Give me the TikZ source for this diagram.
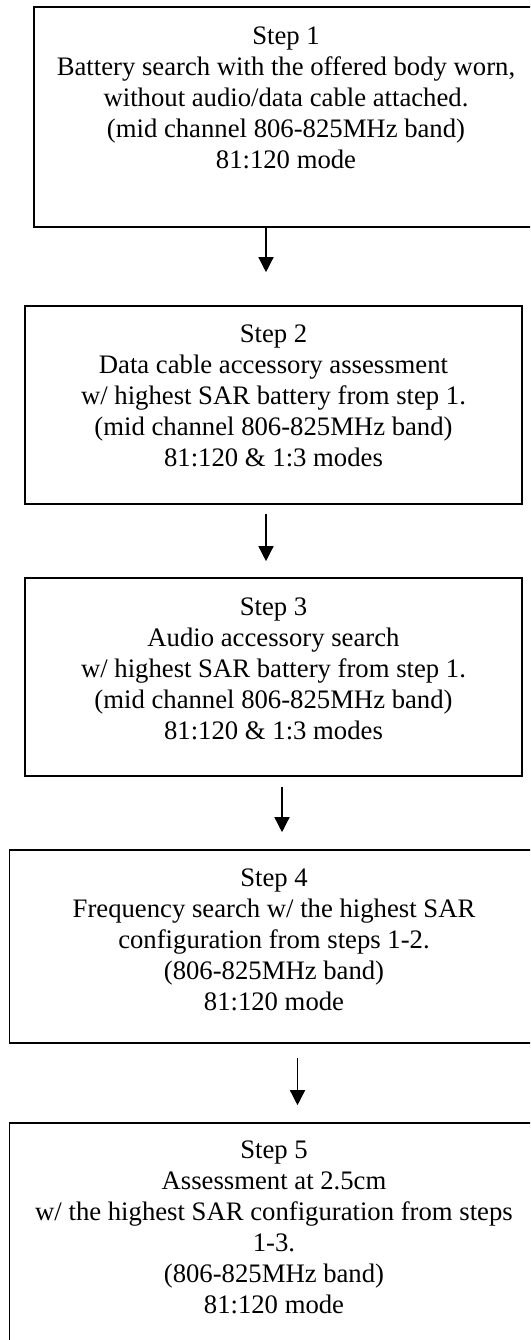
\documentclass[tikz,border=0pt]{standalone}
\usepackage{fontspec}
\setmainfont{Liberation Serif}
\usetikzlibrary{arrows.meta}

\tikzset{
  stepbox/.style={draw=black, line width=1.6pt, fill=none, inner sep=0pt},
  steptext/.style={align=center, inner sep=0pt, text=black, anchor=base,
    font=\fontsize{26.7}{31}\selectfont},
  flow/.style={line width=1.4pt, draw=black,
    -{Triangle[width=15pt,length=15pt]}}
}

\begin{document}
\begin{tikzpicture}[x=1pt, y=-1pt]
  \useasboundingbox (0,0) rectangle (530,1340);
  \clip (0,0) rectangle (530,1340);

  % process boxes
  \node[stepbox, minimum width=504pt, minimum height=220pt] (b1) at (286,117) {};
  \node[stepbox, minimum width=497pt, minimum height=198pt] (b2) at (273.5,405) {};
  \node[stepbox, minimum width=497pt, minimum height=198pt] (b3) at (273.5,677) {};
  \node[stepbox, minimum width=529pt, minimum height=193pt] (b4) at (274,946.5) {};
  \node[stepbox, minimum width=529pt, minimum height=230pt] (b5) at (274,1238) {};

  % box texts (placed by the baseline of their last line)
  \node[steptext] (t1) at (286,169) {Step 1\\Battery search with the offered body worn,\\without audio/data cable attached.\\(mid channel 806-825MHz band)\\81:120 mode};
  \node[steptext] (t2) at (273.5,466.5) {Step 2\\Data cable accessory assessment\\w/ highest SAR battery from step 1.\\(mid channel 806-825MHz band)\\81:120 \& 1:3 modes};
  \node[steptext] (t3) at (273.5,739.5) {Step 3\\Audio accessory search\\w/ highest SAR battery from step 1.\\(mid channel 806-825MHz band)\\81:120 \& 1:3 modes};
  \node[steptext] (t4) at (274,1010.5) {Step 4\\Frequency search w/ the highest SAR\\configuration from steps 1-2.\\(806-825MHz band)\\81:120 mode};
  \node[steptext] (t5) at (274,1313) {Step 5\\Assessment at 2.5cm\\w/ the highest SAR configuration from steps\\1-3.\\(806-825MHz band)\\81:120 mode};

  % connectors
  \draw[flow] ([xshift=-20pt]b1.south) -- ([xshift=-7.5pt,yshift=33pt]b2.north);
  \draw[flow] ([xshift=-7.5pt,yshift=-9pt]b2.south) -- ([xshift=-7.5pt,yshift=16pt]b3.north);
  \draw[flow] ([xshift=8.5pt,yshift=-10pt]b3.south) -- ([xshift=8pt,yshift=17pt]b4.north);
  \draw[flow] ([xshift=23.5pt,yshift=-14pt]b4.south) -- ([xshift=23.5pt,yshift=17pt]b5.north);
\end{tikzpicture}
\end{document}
______________________________
:: Do this ::
Without the pictures, repeat the listing above exactly.

:: The reply ::
Give me the TikZ source for this diagram.
\documentclass[tikz,border=0pt]{standalone}
\usepackage{fontspec}
\setmainfont{Liberation Serif}
\usetikzlibrary{arrows.meta}

\tikzset{
  stepbox/.style={draw=black, line width=1.6pt, fill=none, inner sep=0pt},
  steptext/.style={align=center, inner sep=0pt, text=black, anchor=base,
    font=\fontsize{26.7}{31}\selectfont},
  flow/.style={line width=1.4pt, draw=black,
    -{Triangle[width=15pt,length=15pt]}}
}

\begin{document}
\begin{tikzpicture}[x=1pt, y=-1pt]
  \useasboundingbox (0,0) rectangle (530,1340);
  \clip (0,0) rectangle (530,1340);

  % process boxes
  \node[stepbox, minimum width=504pt, minimum height=220pt] (b1) at (286,117) {};
  \node[stepbox, minimum width=497pt, minimum height=198pt] (b2) at (273.5,405) {};
  \node[stepbox, minimum width=497pt, minimum height=198pt] (b3) at (273.5,677) {};
  \node[stepbox, minimum width=529pt, minimum height=193pt] (b4) at (274,946.5) {};
  \node[stepbox, minimum width=529pt, minimum height=230pt] (b5) at (274,1238) {};

  % box texts (placed by the baseline of their last line)
  \node[steptext] (t1) at (286,169) {Step 1\\Battery search with the offered body worn,\\without audio/data cable attached.\\(mid channel 806-825MHz band)\\81:120 mode};
  \node[steptext] (t2) at (273.5,466.5) {Step 2\\Data cable accessory assessment\\w/ highest SAR battery from step 1.\\(mid channel 806-825MHz band)\\81:120 \& 1:3 modes};
  \node[steptext] (t3) at (273.5,739.5) {Step 3\\Audio accessory search\\w/ highest SAR battery from step 1.\\(mid channel 806-825MHz band)\\81:120 \& 1:3 modes};
  \node[steptext] (t4) at (274,1010.5) {Step 4\\Frequency search w/ the highest SAR\\configuration from steps 1-2.\\(806-825MHz band)\\81:120 mode};
  \node[steptext] (t5) at (274,1313) {Step 5\\Assessment at 2.5cm\\w/ the highest SAR configuration from steps\\1-3.\\(806-825MHz band)\\81:120 mode};

  % connectors
  \draw[flow] ([xshift=-20pt]b1.south) -- ([xshift=-7.5pt,yshift=33pt]b2.north);
  \draw[flow] ([xshift=-7.5pt,yshift=-9pt]b2.south) -- ([xshift=-7.5pt,yshift=16pt]b3.north);
  \draw[flow] ([xshift=8.5pt,yshift=-10pt]b3.south) -- ([xshift=8pt,yshift=17pt]b4.north);
  \draw[flow] ([xshift=23.5pt,yshift=-14pt]b4.south) -- ([xshift=23.5pt,yshift=17pt]b5.north);
\end{tikzpicture}
\end{document}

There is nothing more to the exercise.